Published: 08/07/2021
Category: On The Job
Published: 08/07/2021
Category: On The Job

For millions of Australian workers, there is seemingly no end in sight to the disruption and uncertainty that Scott Morrison’s mishandling of this punishing pandemic has wrought.

As Sydney endures a third successive week of lockdowns due to the latest Covid-19 outbreak, and various parts of the country enforce a litany of restrictions and border closures, the absence of a clear, concerted national strategy to vaccinate Australians is being exposed as a calamity.

Even former Liberal Prime Minister, Malcolm Turnbull, has slammed the shambolic handling of this crisis saying, “I can’t think of a bigger black-and-white failure of public administration than this.”

For the 30 per cent of Australia’s workforce who rely on insecure work, jobs that don’t offer sick pay, holiday pay or other entitlements, the continuing chaos that accompanies every lockdown or restriction regime required to protect public health means one thing for them – a loss of work and income.

Without the protection offered by the JobKeeper and JobSeeker schemes that were fought for and won by Australian Unions and workers when the pandemic broke in early 2020, this latest lockdown in Sydney is driving many workers and their families to the brink of a financial crisis.

ACTU President, Michele O’Neil, backs the public health measures that health authorities feel they must take to protect their communities. She told ‘On the Job’ she is in no doubt that where the responsibility lies for the predicament workers find themselves in.

“Unions understand and support public health directives that make sure workers and their communities are safe. What we can’t abide though, is a total absence of an intensive, strategic, national vaccination program,” O’Neil said.

ACTU President Michele O’Neil

“A lack of urgency and action on vaccinations in this country has left millions of Australians in insecure work living on the edge, not knowing if the next outbreak or COVID hotspot will mean another lockdown and the loss of work and income that goes with it.”

Certain sectors of the economy have been hit harder than most, none more so than the hospitality industry.

By its very nature, hospitality services like cafes, pubs, restaurants and clubs are social spaces, their very purpose being to bring people together.
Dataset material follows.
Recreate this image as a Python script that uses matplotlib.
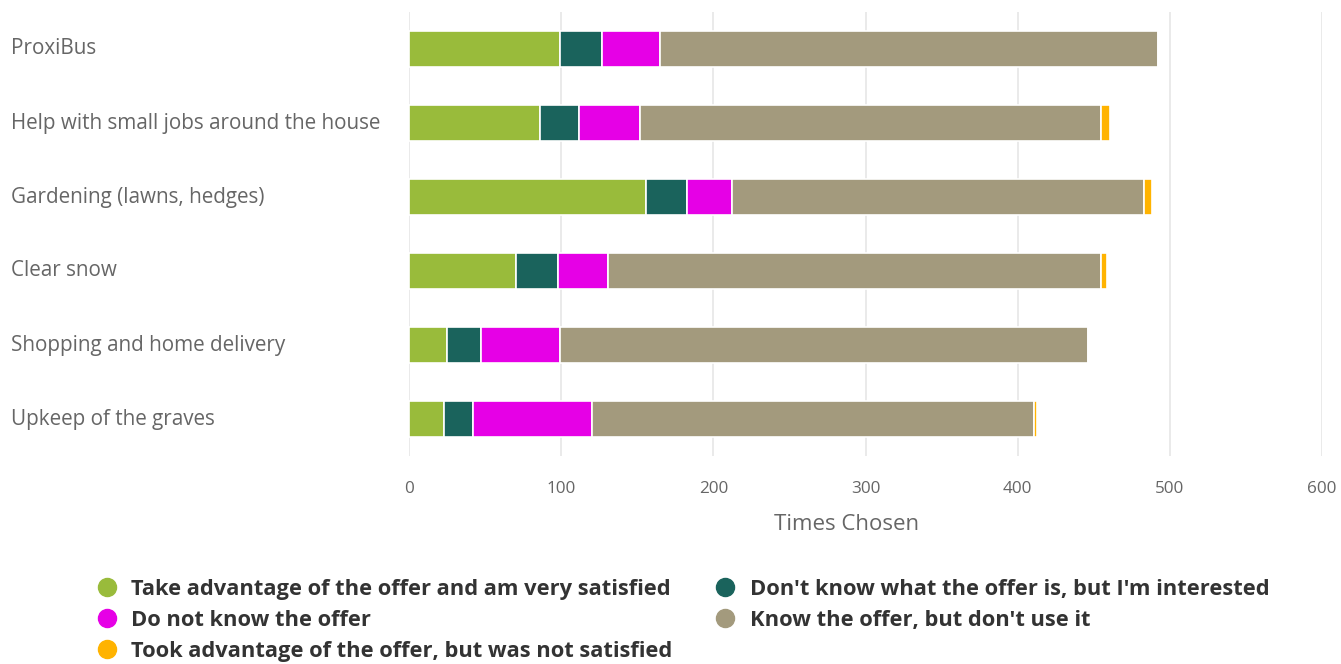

Because Australia’s vaccination rollout is such a mess, our only protection from an uncontrollable surge of the Covid-19 virus remains staying apart from one another. That is an unmitigated disaster for hundreds of thousands of hospitality workers whose incomes vanishes every time there is an outbreak of COVID-19.

Jess Browning is the digital organiser with Hospo Voice, a union that represents workers in the industry. She told “On the Job” that hospitality workers are struggling.

“Many people [in hospitality] are in insecure work and with the changing restrictions and circumstances at the moment, they’re finding it really hard to plan ahead,” Browning said.

“There are two really big issues. Firstly, there is the financial impact. Casual workers are usually the first to be let go when there’s any changes [like lockdowns or restrictions].

“The other thing is the impact of the endless uncertainty. It’s creating real mental health issues for people, not knowing whether or not you’re going to have work. You can’t assume you’ll have a job in a month’s time let alone six months away, and it makes it impossible to plan your life.

The crisis that these workers are facing today which has been created by the failed vaccine rollout is made more acute by the lack of the wholesale support that was on offer to workers at the start of the pandemic, according to Michele O’Neil.

“JobKeeper and JobSeeker were two initiatives that Australian Unions dragged this government to institute, and they gave Australian workers some security during the first year of the pandemic. We’re 18 months into this pandemic with no real road map out of it, and the only thing that has changed is Scott Morrison removing the financial support that JobKeeper and JobSeeker provided,” the ACTU President said.

“This has become the perfect storm for Scott Morrison’s insecure work economy. Having happily leftover 30 per cent of Australian workers in jobs without entitlements, he’s now strolling through a vaccine rollout that has left the population woefully exposed to the disease. As a result, it’s destroying any sense of financial certainty for millions of hard-working Australians trapped in his insecure work economy.” 

“They have abandoned some of the most at-risk workers in aged and disability care, promising and then failing to deliver in-workplace vaccinations.”

For Jess Browning, her concern for workers in the industry is growing on a weekly basis, as it becomes increasingly clear that Australia will not reach a vaccination status within the community that will allow it to open up any time soon.

“It’s really tough. Even with JobKeeper and JobSeeker we were doing it tough.

“This time around, people have less savings to fall back on and the very limited Government support is completely inadequate.

“People have already taken money out of their superannuation which was a terrible way to deal with it in the first place. I think there’s a lot of people calling in favours, having to move in with their family, and who are really afraid about whether or not they’re going to be able to support themselves.”